Being able to rank publications is incredibly important. Correct valuations allow for easily searchable content and consequently quick access to the most immediately relevant information. Publication (and citation) rank is also used in evaluating the success of different researchers, departments, and even fields. In fact, this paper was published as part of a series of papers concerning the misevaluation of journal impact and its adverse effect on hiring and promotion decisions. In the past, a researcher’s contribution to the community was evaluated based on the number of citations of his publications with the idea that other researchers would cite important, informative papers the most. (This method is very similar to the way we described PageRank in class.) Therefore, the rank given to a paper would be implicitly determined in the aggregate by the most qualified people in the field. However, this method also has many obvious shortcomings. It has the potential to overvalue people who published very frequently or whose publications were disproportionately popular to the value of the publications. Also, as the paper points out, only papers that have already been written can be cited, so this establishes a very distinct time-based ordering to the network’s topology. However, the method introduced by the paper attempts to combat this by increasing the inverse of the average citation depth (thus assuming that the typical reader of these papers only view two papers, far lower than the average for the web) and by introducing a constant T that negates the time bias previously mentioned. I think this is a rather clever method to account for an otherwise unavoidable source of imprecision. The increased success of the adjusted methodology has great implications for the assessment of individual publications and scientists without the otherwise necessary computational or time burden of assessing the content of the paper.
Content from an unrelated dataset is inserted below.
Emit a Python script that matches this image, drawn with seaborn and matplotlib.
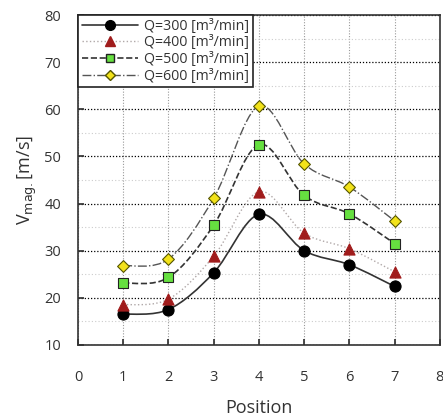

Additionally, the paper mentions some caveats that I would also like to talk about. While applying PageRank does lead to a more accurate ranking system than simply counting citations, there are still many shortcomings in the methodology. Citation frequency can be a result of a de-facto popularity contest within the scientific community, where some scientists and their publications are given acclaim for reasons other than the merit garnered by their content. Consequently, PageRank relies on an implicit connection between the popularity of a paper and the intrinsic scientific value of its content. This connection is not always as strong as we might hope, and consequently it is something that must be accounted for or at least acknowledged when implementing algorithms of this sort. This relationship can be corrupted by ulterior motives of scientists (and also in people making websites!). When citations are given for other reasons than their merit (e.g. friendship, professional alliance, or increased visibility, possibly because of affiliating institution) then the backbone of the algorithm is also corrupted and will lead to disingenuous results. Consequently, advances made in algorithms of this sort will come with great utility, but there will never be a perfect substitute for manual evaluation done by altruistically motivated individuals.
http://www.jneurosci.org/content/28/44/11103.full